## begin

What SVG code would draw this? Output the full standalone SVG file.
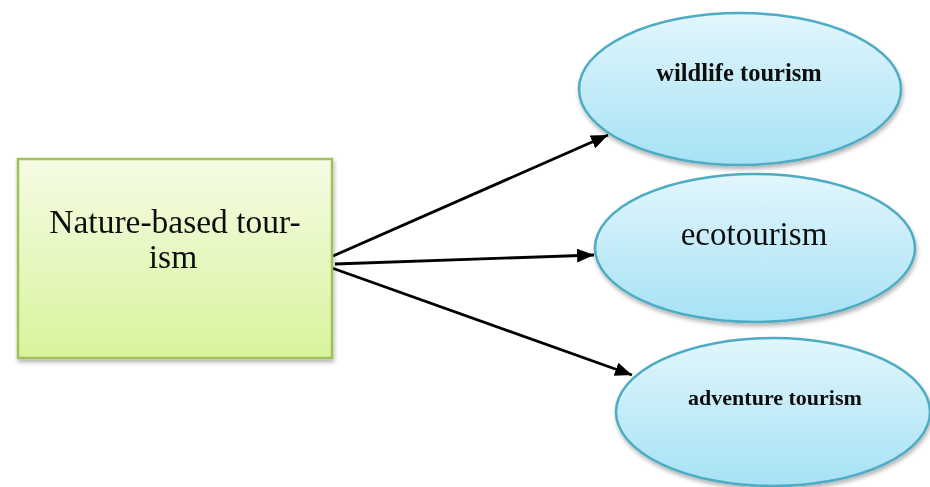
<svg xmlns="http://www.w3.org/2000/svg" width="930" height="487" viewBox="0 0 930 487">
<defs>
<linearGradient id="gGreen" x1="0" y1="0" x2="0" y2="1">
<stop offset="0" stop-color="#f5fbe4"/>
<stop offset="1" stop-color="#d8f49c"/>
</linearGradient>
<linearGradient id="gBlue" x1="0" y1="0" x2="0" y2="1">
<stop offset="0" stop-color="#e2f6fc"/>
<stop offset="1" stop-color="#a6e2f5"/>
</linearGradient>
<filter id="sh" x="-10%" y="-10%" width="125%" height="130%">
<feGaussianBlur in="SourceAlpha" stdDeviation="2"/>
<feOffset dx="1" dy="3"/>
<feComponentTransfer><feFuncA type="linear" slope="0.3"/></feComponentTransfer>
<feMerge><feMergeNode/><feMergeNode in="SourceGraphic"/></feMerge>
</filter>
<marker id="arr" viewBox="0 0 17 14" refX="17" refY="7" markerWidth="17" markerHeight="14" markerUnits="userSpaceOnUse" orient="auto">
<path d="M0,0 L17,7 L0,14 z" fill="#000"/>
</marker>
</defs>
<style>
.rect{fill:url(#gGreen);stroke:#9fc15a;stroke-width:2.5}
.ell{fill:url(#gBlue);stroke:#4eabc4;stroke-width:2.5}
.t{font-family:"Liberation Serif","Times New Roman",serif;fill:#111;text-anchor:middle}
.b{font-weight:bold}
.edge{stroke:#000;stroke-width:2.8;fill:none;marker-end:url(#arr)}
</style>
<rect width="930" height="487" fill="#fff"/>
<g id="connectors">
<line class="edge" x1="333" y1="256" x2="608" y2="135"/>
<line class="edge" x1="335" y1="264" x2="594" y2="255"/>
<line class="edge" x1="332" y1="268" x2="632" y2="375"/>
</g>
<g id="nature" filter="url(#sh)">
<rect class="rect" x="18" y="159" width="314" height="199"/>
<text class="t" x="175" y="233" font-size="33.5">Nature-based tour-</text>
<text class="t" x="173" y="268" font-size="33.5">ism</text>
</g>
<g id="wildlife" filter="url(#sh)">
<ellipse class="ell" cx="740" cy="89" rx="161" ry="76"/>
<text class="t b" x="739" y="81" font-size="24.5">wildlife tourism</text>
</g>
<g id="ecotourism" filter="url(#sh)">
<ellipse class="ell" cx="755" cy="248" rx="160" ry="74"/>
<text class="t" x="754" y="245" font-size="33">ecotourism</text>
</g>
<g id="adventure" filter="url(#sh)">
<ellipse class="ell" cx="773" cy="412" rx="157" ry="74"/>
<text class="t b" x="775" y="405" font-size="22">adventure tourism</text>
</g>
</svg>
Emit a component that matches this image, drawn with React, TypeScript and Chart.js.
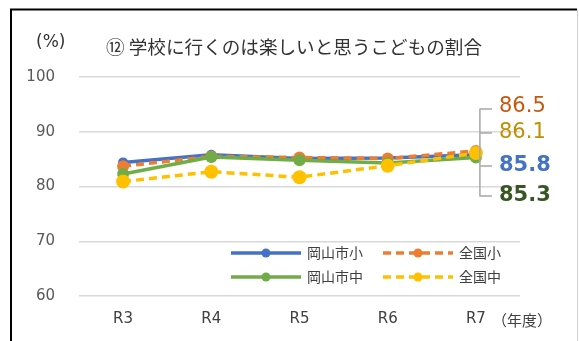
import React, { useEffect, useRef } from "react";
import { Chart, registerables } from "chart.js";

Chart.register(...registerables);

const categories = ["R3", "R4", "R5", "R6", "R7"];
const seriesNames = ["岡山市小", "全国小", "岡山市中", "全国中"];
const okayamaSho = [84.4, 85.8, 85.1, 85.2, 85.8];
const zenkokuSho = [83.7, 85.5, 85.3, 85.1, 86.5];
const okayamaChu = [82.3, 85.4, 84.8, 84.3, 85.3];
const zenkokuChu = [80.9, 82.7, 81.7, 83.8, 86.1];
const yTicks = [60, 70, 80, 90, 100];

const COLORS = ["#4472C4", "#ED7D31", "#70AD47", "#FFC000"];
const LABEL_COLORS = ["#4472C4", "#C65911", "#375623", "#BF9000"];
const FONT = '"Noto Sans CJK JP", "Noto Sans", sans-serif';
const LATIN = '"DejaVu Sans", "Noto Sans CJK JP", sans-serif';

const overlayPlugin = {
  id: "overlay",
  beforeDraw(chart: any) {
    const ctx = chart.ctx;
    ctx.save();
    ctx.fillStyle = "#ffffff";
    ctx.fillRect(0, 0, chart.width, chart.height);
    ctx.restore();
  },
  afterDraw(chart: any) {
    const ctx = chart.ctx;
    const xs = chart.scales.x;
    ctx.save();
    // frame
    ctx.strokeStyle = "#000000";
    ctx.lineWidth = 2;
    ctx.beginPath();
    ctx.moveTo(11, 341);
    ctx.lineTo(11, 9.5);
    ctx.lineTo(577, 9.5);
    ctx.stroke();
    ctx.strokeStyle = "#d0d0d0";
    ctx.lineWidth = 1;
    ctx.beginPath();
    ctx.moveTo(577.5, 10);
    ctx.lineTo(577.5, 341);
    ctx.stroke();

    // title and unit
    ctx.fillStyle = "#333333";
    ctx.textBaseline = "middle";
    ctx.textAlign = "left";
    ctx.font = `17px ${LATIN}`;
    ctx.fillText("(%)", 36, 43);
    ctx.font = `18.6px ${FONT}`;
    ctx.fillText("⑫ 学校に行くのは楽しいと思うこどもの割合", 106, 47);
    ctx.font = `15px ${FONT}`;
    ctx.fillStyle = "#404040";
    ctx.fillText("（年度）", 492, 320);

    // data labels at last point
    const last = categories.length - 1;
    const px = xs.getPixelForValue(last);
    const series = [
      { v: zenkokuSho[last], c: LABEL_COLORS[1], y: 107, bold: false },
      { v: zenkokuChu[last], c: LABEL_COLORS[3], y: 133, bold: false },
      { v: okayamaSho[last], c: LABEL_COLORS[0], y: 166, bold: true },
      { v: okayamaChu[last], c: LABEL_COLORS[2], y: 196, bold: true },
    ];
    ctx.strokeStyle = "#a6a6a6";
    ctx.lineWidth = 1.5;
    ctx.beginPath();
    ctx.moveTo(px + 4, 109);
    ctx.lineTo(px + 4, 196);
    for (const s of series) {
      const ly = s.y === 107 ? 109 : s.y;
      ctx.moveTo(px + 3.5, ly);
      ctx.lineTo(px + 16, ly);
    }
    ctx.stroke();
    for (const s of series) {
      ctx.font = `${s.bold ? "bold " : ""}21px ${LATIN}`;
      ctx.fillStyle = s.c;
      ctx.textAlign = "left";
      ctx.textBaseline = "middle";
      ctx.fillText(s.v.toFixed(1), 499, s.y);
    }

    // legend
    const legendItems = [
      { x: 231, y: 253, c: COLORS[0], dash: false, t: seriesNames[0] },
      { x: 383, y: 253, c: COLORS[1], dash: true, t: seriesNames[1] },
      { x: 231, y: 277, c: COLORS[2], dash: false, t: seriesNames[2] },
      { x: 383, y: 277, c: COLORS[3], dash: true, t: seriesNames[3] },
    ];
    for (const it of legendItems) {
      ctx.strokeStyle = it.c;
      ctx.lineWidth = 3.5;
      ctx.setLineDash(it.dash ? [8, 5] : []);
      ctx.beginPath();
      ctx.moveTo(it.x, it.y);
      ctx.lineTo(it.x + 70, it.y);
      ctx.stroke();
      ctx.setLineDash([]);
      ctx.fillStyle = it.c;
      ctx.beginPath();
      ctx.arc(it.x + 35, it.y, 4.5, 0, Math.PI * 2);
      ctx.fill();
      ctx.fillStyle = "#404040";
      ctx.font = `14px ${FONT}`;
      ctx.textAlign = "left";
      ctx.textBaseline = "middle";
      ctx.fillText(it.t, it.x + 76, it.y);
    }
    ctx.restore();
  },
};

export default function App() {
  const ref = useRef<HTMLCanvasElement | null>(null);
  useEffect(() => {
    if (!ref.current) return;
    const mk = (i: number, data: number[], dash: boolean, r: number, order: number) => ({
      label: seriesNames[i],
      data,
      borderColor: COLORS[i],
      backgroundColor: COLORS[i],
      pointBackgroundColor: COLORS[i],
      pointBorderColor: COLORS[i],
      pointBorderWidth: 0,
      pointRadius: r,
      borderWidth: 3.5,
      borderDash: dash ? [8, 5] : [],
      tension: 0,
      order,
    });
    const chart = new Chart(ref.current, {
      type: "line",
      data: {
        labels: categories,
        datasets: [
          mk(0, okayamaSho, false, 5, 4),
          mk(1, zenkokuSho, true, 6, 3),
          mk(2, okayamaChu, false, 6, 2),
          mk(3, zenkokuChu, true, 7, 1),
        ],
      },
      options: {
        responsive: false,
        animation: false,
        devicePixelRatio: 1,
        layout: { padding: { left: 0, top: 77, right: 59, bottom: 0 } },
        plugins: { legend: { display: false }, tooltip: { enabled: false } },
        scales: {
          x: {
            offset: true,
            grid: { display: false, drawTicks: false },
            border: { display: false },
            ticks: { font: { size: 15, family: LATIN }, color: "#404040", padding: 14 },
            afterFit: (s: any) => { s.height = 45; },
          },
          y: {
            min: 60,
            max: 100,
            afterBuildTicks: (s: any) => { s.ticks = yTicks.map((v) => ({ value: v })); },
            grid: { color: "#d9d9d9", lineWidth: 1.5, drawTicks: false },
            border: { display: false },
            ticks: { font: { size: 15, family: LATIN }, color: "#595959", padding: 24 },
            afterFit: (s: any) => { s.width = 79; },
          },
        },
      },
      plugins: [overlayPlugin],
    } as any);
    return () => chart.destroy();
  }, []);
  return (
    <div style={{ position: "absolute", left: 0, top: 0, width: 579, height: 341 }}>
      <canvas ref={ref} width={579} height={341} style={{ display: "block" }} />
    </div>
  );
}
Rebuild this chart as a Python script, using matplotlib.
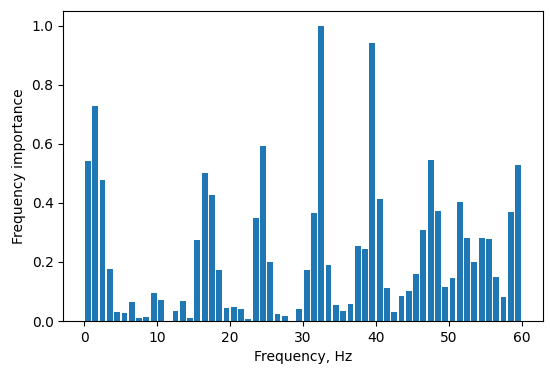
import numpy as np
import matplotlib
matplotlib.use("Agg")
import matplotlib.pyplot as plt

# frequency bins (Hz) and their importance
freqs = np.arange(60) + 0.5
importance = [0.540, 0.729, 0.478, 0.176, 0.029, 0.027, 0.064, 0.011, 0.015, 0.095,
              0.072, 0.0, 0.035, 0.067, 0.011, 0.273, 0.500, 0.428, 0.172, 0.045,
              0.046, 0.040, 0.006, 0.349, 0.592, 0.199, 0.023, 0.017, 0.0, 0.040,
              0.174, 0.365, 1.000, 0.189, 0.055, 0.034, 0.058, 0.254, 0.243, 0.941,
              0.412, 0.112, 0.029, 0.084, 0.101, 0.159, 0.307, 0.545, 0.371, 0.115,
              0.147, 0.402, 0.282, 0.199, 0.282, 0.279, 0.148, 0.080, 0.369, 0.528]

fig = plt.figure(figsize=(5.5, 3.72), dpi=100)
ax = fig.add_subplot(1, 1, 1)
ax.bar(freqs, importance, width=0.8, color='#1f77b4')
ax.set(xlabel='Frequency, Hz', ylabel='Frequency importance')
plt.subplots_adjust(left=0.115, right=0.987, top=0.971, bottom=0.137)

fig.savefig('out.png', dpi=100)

## end

What you are asked to do
Using the records above, extract exactly and only the lines from the one with "Rebuild this chart" through the final line, inclusive, leaving out pictures.

Reply
Rebuild this chart as a Python script, using matplotlib.
import numpy as np
import matplotlib
matplotlib.use("Agg")
import matplotlib.pyplot as plt

# frequency bins (Hz) and their importance
freqs = np.arange(60) + 0.5
importance = [0.540, 0.729, 0.478, 0.176, 0.029, 0.027, 0.064, 0.011, 0.015, 0.095,
              0.072, 0.0, 0.035, 0.067, 0.011, 0.273, 0.500, 0.428, 0.172, 0.045,
              0.046, 0.040, 0.006, 0.349, 0.592, 0.199, 0.023, 0.017, 0.0, 0.040,
              0.174, 0.365, 1.000, 0.189, 0.055, 0.034, 0.058, 0.254, 0.243, 0.941,
              0.412, 0.112, 0.029, 0.084, 0.101, 0.159, 0.307, 0.545, 0.371, 0.115,
              0.147, 0.402, 0.282, 0.199, 0.282, 0.279, 0.148, 0.080, 0.369, 0.528]

fig = plt.figure(figsize=(5.5, 3.72), dpi=100)
ax = fig.add_subplot(1, 1, 1)
ax.bar(freqs, importance, width=0.8, color='#1f77b4')
ax.set(xlabel='Frequency, Hz', ylabel='Frequency importance')
plt.subplots_adjust(left=0.115, right=0.987, top=0.971, bottom=0.137)

fig.savefig('out.png', dpi=100)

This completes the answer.